Little at Large

We shall never surrender - but first we'll use the Coutts loo

All government ministers are now, apparently, given a 'narrative' by the spinmeisters at Number 10 - a kind of story to frame policy for the public. The current one is to drum home how absolutely terrifying and grim the economic situation is so you won't want to get rid of Gordon. Children secretary Ed Balls' recent "worst crisis for 100 years" speech was in this vein.

But some ministers seem to have embraced the theme rather too zealously. In a press release about the third sector action plan last week, Cabinet Office minister Liam Byrne was positively Churchillian. "Britain can beat this downturn," he said. "Like we've beaten everything else the world has thrown at us in the decades gone by. But we'll win by pulling together, not by facing the storm alone."

All this to introduce a modest £40m package for the sector. Interestingly, Byrne didn't make it to the launch briefing.
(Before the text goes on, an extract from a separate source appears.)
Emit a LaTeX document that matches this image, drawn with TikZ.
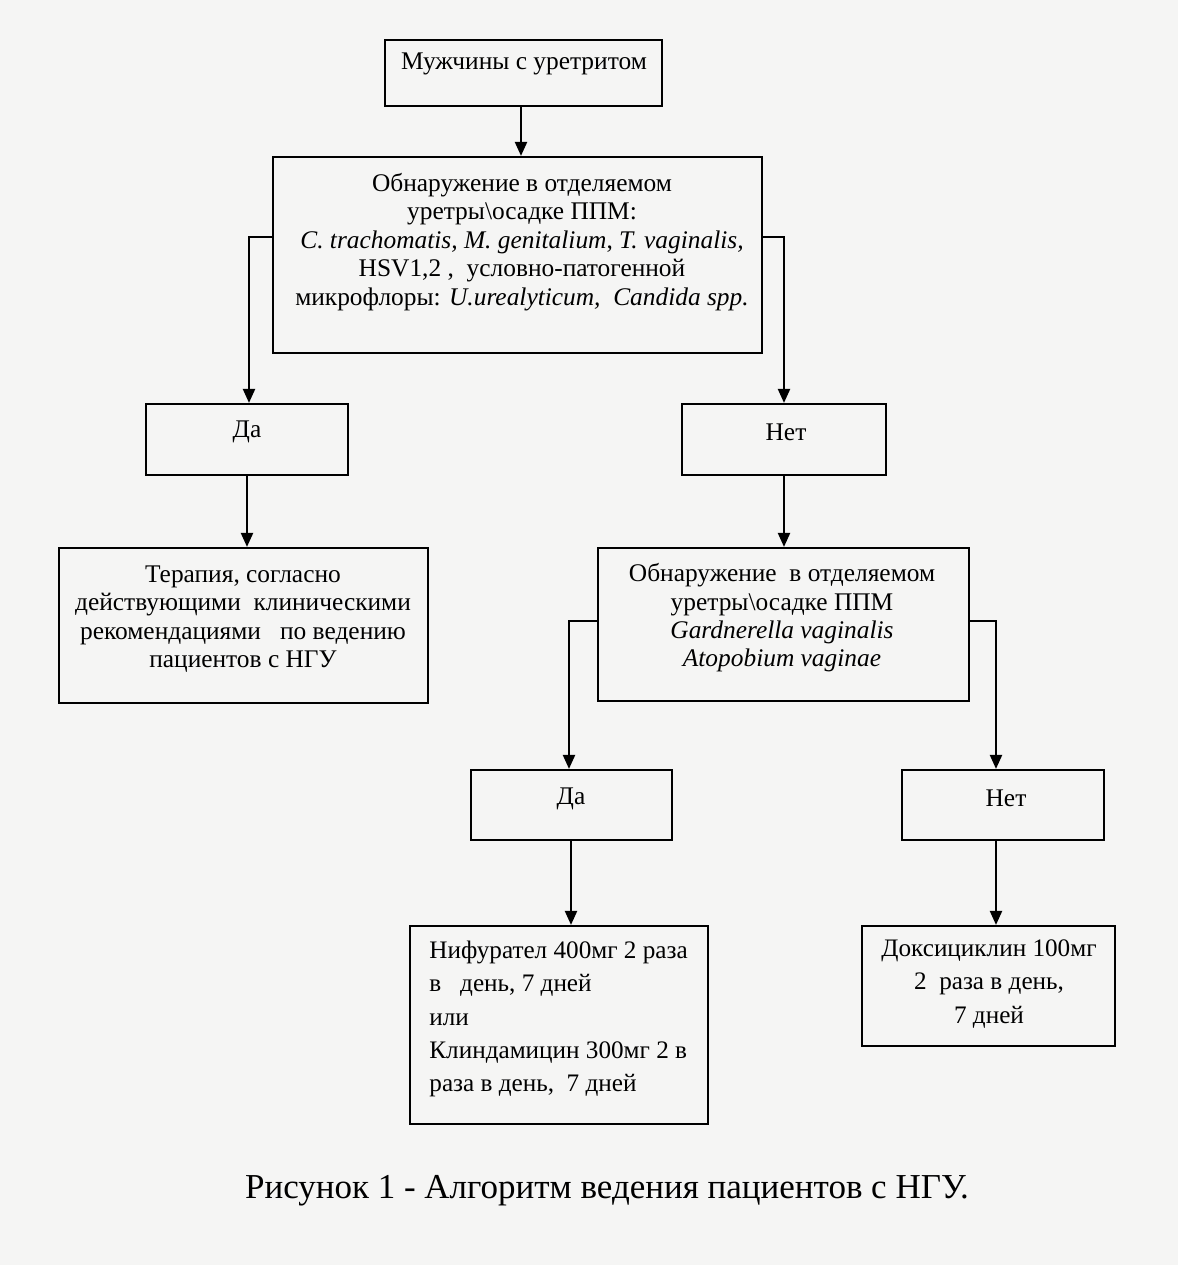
\documentclass[tikz,border=0pt]{standalone}
\usepackage{fontspec}
\setmainfont{Liberation Serif}
\usetikzlibrary{arrows.meta,calc}
\definecolor{paper}{RGB}{245,245,244}
\tikzset{
  box/.style={draw=black, line width=1.1pt, rectangle, inner sep=0pt},
  txt/.style={inner sep=0pt, align=center, font=\fontsize{12.7}{14.2}\selectfont},
  ltxt/.style={inner sep=0pt, align=left, font=\fontsize{12.6}{16.6}\selectfont},
  arr/.style={line width=1.1pt, -{Triangle[length=7pt,width=6pt]}}
}
\begin{document}
\begin{tikzpicture}[x=0.5pt,y=-0.5pt]
\useasboundingbox (0,0) rectangle (1178,1265);
\fill[paper] (0,0) rectangle (1178,1265);
% boxes
\node[box, minimum width=138.5pt, minimum height=33pt] (b1) at (523.5,73) {};
\node[box, minimum width=244.5pt, minimum height=98pt] (b2) at (517.5,255) {};
\node[box, minimum width=101pt, minimum height=35.5pt] (da1) at (247,439.5) {};
\node[box, minimum width=102pt, minimum height=35.5pt] (net1) at (784,439.5) {};
\node[box, minimum width=184.5pt, minimum height=77.5pt] (b5) at (243.5,625.5) {};
\node[box, minimum width=185.5pt, minimum height=76.5pt] (b6) at (783.5,624.5) {};
\node[box, minimum width=100.5pt, minimum height=35pt] (da2) at (571.5,805) {};
\node[box, minimum width=101pt, minimum height=35pt] (net2) at (1003,805) {};
\node[box, minimum width=149pt, minimum height=99pt] (b9) at (559,1025) {};
\node[box, minimum width=126.5pt, minimum height=60pt] (b10) at (988.5,986) {};
% texts
\node[txt] (t1) at (524,64) {Мужчины с уретритом};
\node[txt] (t2) at (522,242) {Обнаружение в отделяемом\\
уретры\textbackslash осадке ППМ:\\
\textit{C. trachomatis, M. genitalium}, \textit{T. vaginalis,}\\
HSV1,2 ,\ \ условно-патогенной\\
микрофлоры: \textit{U.urealyticum,\ \ Candida spp.}};
\node[txt] (tda1) at (247,432) {Да};
\node[txt] (tnet1) at (786,432) {Нет};
\node[txt] (t5) at (243,619) {Терапия, согласно\\
действующими\ \ клиническими\\
рекомендациями\ \ \ по ведению\\
пациентов с НГУ};
\node[txt] (t6) at (782,618) {Обнаружение\ \ в отделяемом\\
уретры\textbackslash осадке ППМ\\
\textit{Gardnerella vaginalis}\\
\textit{Atopobium vaginae}};
\node[txt] (tda2) at (571,799) {Да};
\node[txt] (tnet2) at (1006,798) {Нет};
\node[ltxt, anchor=west] (t9) at (429,1019) {Нифурател 400мг 2 раза\\
в\ \ \ день, 7 дней\\
или\\
Клиндамицин 300мг 2 в\\
раза в день,\ \ 7 дней};
\node[ltxt, align=center] (t10) at (989,984) {Доксициклин 100мг\\
2\ \ раза в день,\\
7 дней};
\node[inner sep=0pt, font=\fontsize{17.5}{20}\selectfont] (cap) at (607,1191) {Рисунок 1 - Алгоритм ведения пациентов с НГУ.};
% connectors
\draw[arr] (b1.south -| 521,0) -- (b2.north -| 521,0);
\draw[arr] (b2.west |- 0,237) -| (da1.north -| 249,0);
\draw[arr] (b2.east |- 0,237) -| (net1.north);
\draw[arr] (da1.south) -- (b5.north -| da1.south);
\draw[arr] (net1.south) -- (b6.north -| net1.south);
\draw[arr] (b6.west |- 0,621) -| (da2.north -| 569,0);
\draw[arr] (b6.east |- 0,621) -| (net2.north -| 996,0);
\draw[arr] (da2.south -| 571,0) -- (b9.north -| 571,0);
\draw[arr] (net2.south -| 996,0) -- (b10.north -| 996,0);
\end{tikzpicture}
\end{document}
Third sector minister Kevin Brennan wasn't exactly facing a storm - this was the polite part of Fleet Street - but he was definitely the lone politician in the room.

Some parts of the sector are exhibiting signs of the Blitz spirit. Alistair McLean, the new chief executive of the Fundraising Standards Board, recently soldiered through the snow to the office for his first day in the job. Unfortunately, no one else at the FRSB made it, so he was locked out and had to go home. On the way back to north Essex, he got stuck on the M11.
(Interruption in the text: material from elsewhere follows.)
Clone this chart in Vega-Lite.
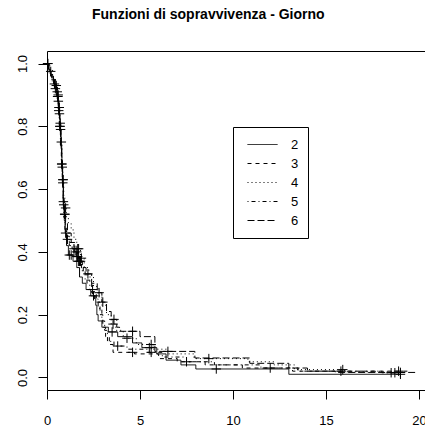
{
  "$schema": "https://vega.github.io/schema/vega-lite/v6.json",
  "autosize": {"type": "none"},
  "padding": {"left": 47, "top": 51, "right": 0, "bottom": 40},
  "width": 378,
  "height": 339,
  "background": "white",
  "title": {"text": "Funzioni di sopravvivenza - Giorno", "anchor": "start", "dx": 76, "offset": 18, "baseline": "alphabetic", "fontSize": 14, "fontWeight": "bold", "font": "Liberation Sans", "color": "black"},
  "datasets": {
    "curves": [
      {"g":"2","t":0,"s":1},{"g":"2","t":0.1,"s":0.98},{"g":"2","t":0.2,"s":0.96},{"g":"2","t":0.35,"s":0.935},{"g":"2","t":0.5,"s":0.91},{"g":"2","t":0.58,"s":0.88},{"g":"2","t":0.64,"s":0.84},{"g":"2","t":0.7,"s":0.79},{"g":"2","t":0.76,"s":0.73},{"g":"2","t":0.8,"s":0.67},{"g":"2","t":0.84,"s":0.61},{"g":"2","t":0.88,"s":0.55},{"g":"2","t":0.93,"s":0.5},{"g":"2","t":0.98,"s":0.46},{"g":"2","t":1.05,"s":0.42},{"g":"2","t":1.15,"s":0.39},{"g":"2","t":1.4,"s":0.37},{"g":"2","t":1.6,"s":0.35},{"g":"2","t":1.75,"s":0.32},{"g":"2","t":1.9,"s":0.3},{"g":"2","t":2.1,"s":0.28},{"g":"2","t":2.35,"s":0.26},{"g":"2","t":2.62,"s":0.23},{"g":"2","t":2.68,"s":0.2},{"g":"2","t":2.75,"s":0.18},{"g":"2","t":2.95,"s":0.16},{"g":"2","t":3.3,"s":0.145},{"g":"2","t":3.8,"s":0.13},{"g":"2","t":4.6,"s":0.11},{"g":"2","t":5.1,"s":0.095},{"g":"2","t":5.9,"s":0.075},{"g":"2","t":6.4,"s":0.055},{"g":"2","t":7.2,"s":0.04},{"g":"2","t":8.0,"s":0.027},{"g":"2","t":13.0,"s":0.01},{"g":"2","t":19.0,"s":0.01},
      {"g":"3","t":0,"s":1},{"g":"3","t":0.12,"s":0.975},{"g":"3","t":0.28,"s":0.95},{"g":"3","t":0.45,"s":0.925},{"g":"3","t":0.55,"s":0.895},{"g":"3","t":0.62,"s":0.86},{"g":"3","t":0.68,"s":0.81},{"g":"3","t":0.74,"s":0.75},{"g":"3","t":0.79,"s":0.69},{"g":"3","t":0.83,"s":0.63},{"g":"3","t":0.87,"s":0.57},{"g":"3","t":0.92,"s":0.52},{"g":"3","t":0.98,"s":0.48},{"g":"3","t":1.06,"s":0.45},{"g":"3","t":1.2,"s":0.43},{"g":"3","t":1.35,"s":0.41},{"g":"3","t":1.55,"s":0.385},{"g":"3","t":1.75,"s":0.36},{"g":"3","t":1.95,"s":0.33},{"g":"3","t":2.15,"s":0.3},{"g":"3","t":2.4,"s":0.27},{"g":"3","t":2.65,"s":0.24},{"g":"3","t":2.85,"s":0.2},{"g":"3","t":3.0,"s":0.16},{"g":"3","t":3.15,"s":0.13},{"g":"3","t":3.35,"s":0.105},{"g":"3","t":3.55,"s":0.08},{"g":"3","t":4.7,"s":0.075},{"g":"3","t":6.0,"s":0.06},{"g":"3","t":7.0,"s":0.05},{"g":"3","t":8.5,"s":0.04},{"g":"3","t":10.5,"s":0.03},{"g":"3","t":13.2,"s":0.02},{"g":"3","t":19.5,"s":0.02},
      {"g":"4","t":0,"s":1},{"g":"4","t":0.15,"s":0.98},{"g":"4","t":0.3,"s":0.955},{"g":"4","t":0.45,"s":0.93},{"g":"4","t":0.56,"s":0.9},{"g":"4","t":0.63,"s":0.86},{"g":"4","t":0.69,"s":0.81},{"g":"4","t":0.75,"s":0.75},{"g":"4","t":0.8,"s":0.69},{"g":"4","t":0.85,"s":0.63},{"g":"4","t":0.9,"s":0.58},{"g":"4","t":0.96,"s":0.54},{"g":"4","t":1.04,"s":0.51},{"g":"4","t":1.15,"s":0.49},{"g":"4","t":1.3,"s":0.47},{"g":"4","t":1.45,"s":0.44},{"g":"4","t":1.6,"s":0.41},{"g":"4","t":1.8,"s":0.38},{"g":"4","t":2.0,"s":0.35},{"g":"4","t":2.25,"s":0.32},{"g":"4","t":2.5,"s":0.29},{"g":"4","t":2.75,"s":0.26},{"g":"4","t":2.95,"s":0.23},{"g":"4","t":3.2,"s":0.2},{"g":"4","t":3.45,"s":0.17},{"g":"4","t":3.7,"s":0.15},{"g":"4","t":4.1,"s":0.125},{"g":"4","t":4.8,"s":0.105},{"g":"4","t":5.7,"s":0.09},{"g":"4","t":6.5,"s":0.075},{"g":"4","t":7.9,"s":0.06},{"g":"4","t":10.8,"s":0.05},{"g":"4","t":12.2,"s":0.04},{"g":"4","t":13.3,"s":0.025},{"g":"4","t":16.0,"s":0.018},{"g":"4","t":18.6,"s":0.015},{"g":"4","t":19.0,"s":0.015},
      {"g":"5","t":0,"s":1},{"g":"5","t":0.1,"s":0.97},{"g":"5","t":0.25,"s":0.945},{"g":"5","t":0.4,"s":0.92},{"g":"5","t":0.52,"s":0.89},{"g":"5","t":0.6,"s":0.85},{"g":"5","t":0.66,"s":0.8},{"g":"5","t":0.72,"s":0.74},{"g":"5","t":0.77,"s":0.68},{"g":"5","t":0.82,"s":0.62},{"g":"5","t":0.86,"s":0.56},{"g":"5","t":0.9,"s":0.51},{"g":"5","t":0.96,"s":0.47},{"g":"5","t":1.05,"s":0.44},{"g":"5","t":1.2,"s":0.42},{"g":"5","t":1.45,"s":0.395},{"g":"5","t":1.65,"s":0.37},{"g":"5","t":1.85,"s":0.34},{"g":"5","t":2.05,"s":0.31},{"g":"5","t":2.3,"s":0.28},{"g":"5","t":2.55,"s":0.25},{"g":"5","t":2.75,"s":0.22},{"g":"5","t":2.95,"s":0.18},{"g":"5","t":3.1,"s":0.15},{"g":"5","t":3.25,"s":0.115},{"g":"5","t":3.6,"s":0.1},{"g":"5","t":4.3,"s":0.09},{"g":"5","t":5.4,"s":0.08},{"g":"5","t":6.2,"s":0.065},{"g":"5","t":7.5,"s":0.05},{"g":"5","t":9.0,"s":0.04},{"g":"5","t":11.5,"s":0.03},{"g":"5","t":13.5,"s":0.02},{"g":"5","t":18.0,"s":0.015},{"g":"5","t":18.8,"s":0.015},
      {"g":"6","t":0,"s":1},{"g":"6","t":0.08,"s":0.975},{"g":"6","t":0.22,"s":0.95},{"g":"6","t":0.4,"s":0.925},{"g":"6","t":0.53,"s":0.895},{"g":"6","t":0.61,"s":0.855},{"g":"6","t":0.67,"s":0.8},{"g":"6","t":0.73,"s":0.74},{"g":"6","t":0.78,"s":0.68},{"g":"6","t":0.83,"s":0.62},{"g":"6","t":0.88,"s":0.56},{"g":"6","t":0.93,"s":0.52},{"g":"6","t":1.0,"s":0.49},{"g":"6","t":1.1,"s":0.46},{"g":"6","t":1.3,"s":0.43},{"g":"6","t":1.5,"s":0.4},{"g":"6","t":1.7,"s":0.37},{"g":"6","t":1.9,"s":0.35},{"g":"6","t":2.1,"s":0.33},{"g":"6","t":2.4,"s":0.3},{"g":"6","t":2.7,"s":0.27},{"g":"6","t":2.95,"s":0.24},{"g":"6","t":3.2,"s":0.21},{"g":"6","t":3.45,"s":0.185},{"g":"6","t":3.75,"s":0.16},{"g":"6","t":3.9,"s":0.147},{"g":"6","t":5.0,"s":0.13},{"g":"6","t":5.8,"s":0.083},{"g":"6","t":7.95,"s":0.062},{"g":"6","t":10.9,"s":0.045},{"g":"6","t":13.0,"s":0.03},{"g":"6","t":14.0,"s":0.02},{"g":"6","t":15.5,"s":0.016},{"g":"6","t":19.9,"s":0.016}
    ],
    "censor": [
      {"g":"2","t":0.05,"s":1},{"g":"2","t":0.4,"s":0.935},{"g":"2","t":0.55,"s":0.91},{"g":"2","t":0.61,"s":0.88},{"g":"2","t":0.67,"s":0.84},{"g":"2","t":0.73,"s":0.79},{"g":"2","t":0.82,"s":0.67},{"g":"2","t":0.9,"s":0.55},{"g":"2","t":1.0,"s":0.46},{"g":"2","t":1.2,"s":0.39},{"g":"2","t":1.3,"s":0.39},{"g":"2","t":2.5,"s":0.26},{"g":"2","t":3.5,"s":0.145},{"g":"2","t":5.5,"s":0.095},{"g":"2","t":9.1,"s":0.027},{"g":"2","t":19.0,"s":0.01},
      {"g":"3","t":0.2,"s":0.975},{"g":"3","t":0.58,"s":0.895},{"g":"3","t":0.65,"s":0.86},{"g":"3","t":0.71,"s":0.81},{"g":"3","t":0.85,"s":0.63},{"g":"3","t":0.95,"s":0.52},{"g":"3","t":1.45,"s":0.41},{"g":"3","t":1.6,"s":0.385},{"g":"3","t":1.65,"s":0.385},{"g":"3","t":4.6,"s":0.08},{"g":"3","t":7.5,"s":0.05},{"g":"3","t":15.8,"s":0.02},{"g":"3","t":18.9,"s":0.02},
      {"g":"4","t":0.5,"s":0.93},{"g":"4","t":0.6,"s":0.9},{"g":"4","t":0.66,"s":0.86},{"g":"4","t":0.77,"s":0.75},{"g":"4","t":0.87,"s":0.63},{"g":"4","t":1.0,"s":0.54},{"g":"4","t":1.65,"s":0.41},{"g":"4","t":1.7,"s":0.41},{"g":"4","t":1.85,"s":0.38},{"g":"4","t":3.55,"s":0.17},{"g":"4","t":4.3,"s":0.125},{"g":"4","t":5.6,"s":0.105},{"g":"4","t":8.7,"s":0.06},{"g":"4","t":15.9,"s":0.025},{"g":"4","t":18.7,"s":0.015},
      {"g":"5","t":0.45,"s":0.92},{"g":"5","t":0.63,"s":0.85},{"g":"5","t":0.69,"s":0.8},{"g":"5","t":0.79,"s":0.68},{"g":"5","t":0.88,"s":0.56},{"g":"5","t":1.1,"s":0.44},{"g":"5","t":1.7,"s":0.37},{"g":"5","t":1.8,"s":0.37},{"g":"5","t":2.45,"s":0.28},{"g":"5","t":3.8,"s":0.1},{"g":"5","t":5.6,"s":0.08},{"g":"5","t":12.0,"s":0.03},{"g":"5","t":18.5,"s":0.015},
      {"g":"6","t":0.03,"s":1},{"g":"6","t":0.57,"s":0.895},{"g":"6","t":0.7,"s":0.8},{"g":"6","t":0.8,"s":0.68},{"g":"6","t":0.85,"s":0.62},{"g":"6","t":0.96,"s":0.52},{"g":"6","t":1.6,"s":0.4},{"g":"6","t":1.75,"s":0.37},{"g":"6","t":2.2,"s":0.33},{"g":"6","t":2.8,"s":0.27},{"g":"6","t":3.0,"s":0.24},{"g":"6","t":3.6,"s":0.185},{"g":"6","t":4.6,"s":0.147},{"g":"6","t":6.5,"s":0.083},{"g":"6","t":19.0,"s":0.016}
    ]
  },
  "layer": [
    {
      "data": {"name": "curves"},
      "mark": {"type": "line", "interpolate": "step-after", "color": "black", "strokeWidth": 1},
      "encoding": {
        "x": {"field": "t", "type": "quantitative", "scale": {"domain": [0, 20.32], "nice": false, "zero": false},
              "axis": {"orient": "bottom", "values": [0, 5, 10, 15, 20], "title": null, "tickSize": 9, "labelPadding": 15, "labelFlush": false, "grid": false}},
        "y": {"field": "s", "type": "quantitative", "scale": {"domain": [-0.04, 1.04], "nice": false, "zero": false},
              "axis": {"values": [0, 0.2, 0.4, 0.6, 0.8, 1.0], "format": ".1f", "title": null, "tickSize": 9, "labelAngle": 270, "labelAlign": "center", "labelBaseline": "bottom", "labelPadding": 9, "labelFlush": false, "grid": false}},
        "strokeDash": {"field": "g", "type": "nominal",
              "scale": {"domain": ["2", "3", "4", "5", "6"], "range": [[1, 0], [4, 4], [1, 3], [1, 3, 4, 3], [7, 3]]},
              "legend": {"orient": "none", "legendX": 186, "legendY": 76, "title": null, "symbolType": "stroke", "symbolSize": 900, "symbolStrokeWidth": 1, "symbolStrokeColor": "black", "symbolOffset": 5, "labelOffset": 13, "padding": 9, "strokeColor": "black", "fillColor": "white", "cornerRadius": 0, "clipHeight": 17, "rowPadding": 2, "labelFont": "Liberation Sans", "labelFontSize": 13, "labelColor": "black"}}
      }
    },
    {
      "data": {"name": "censor"},
      "mark": {"type": "point", "shape": "M-1,0L1,0M0,-1L0,1", "filled": false, "stroke": "black", "strokeWidth": 1, "size": 90, "opacity": 1},
      "encoding": {
        "x": {"field": "t", "type": "quantitative", "scale": {"domain": [0, 20.32], "nice": false, "zero": false},
              "axis": {"orient": "top", "labels": false, "ticks": false, "domain": true, "title": null, "grid": false}},
        "y": {"field": "s", "type": "quantitative", "scale": {"domain": [-0.04, 1.04], "nice": false, "zero": false}}
      }
    }
  ],
  "resolve": {"axis": {"x": "independent"}},
  "config": {
    "view": {"stroke": null},
    "axis": {"domainColor": "black", "tickColor": "black", "labelColor": "black", "domainWidth": 1, "tickWidth": 1, "labelFont": "Liberation Sans", "labelFontSize": 13, "grid": false}
  }
}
I recently quoted Greenpeace director John Sauven confessing to being a client of Coutts, bank of choice for the rich and famous. It turns out he was only adopting a persona to write The Big Issue's King for a Day. "Sadly, I'm poorly paid, as chief executives go," he says. "The only thing I've done at Coutts is to have a piss in their toilet, which is open to the public opposite Charing Cross station."

The Tory charity people are at it again. First Francis Maude was getting aerated about the price of teddy bears in the Downing Street gift shop. Now Nick Hurd is grilling ministers about logos on the Insolvency Service's branded clocks and pens. Perhaps they need some of Liam Byrne's Churchill rhetoric.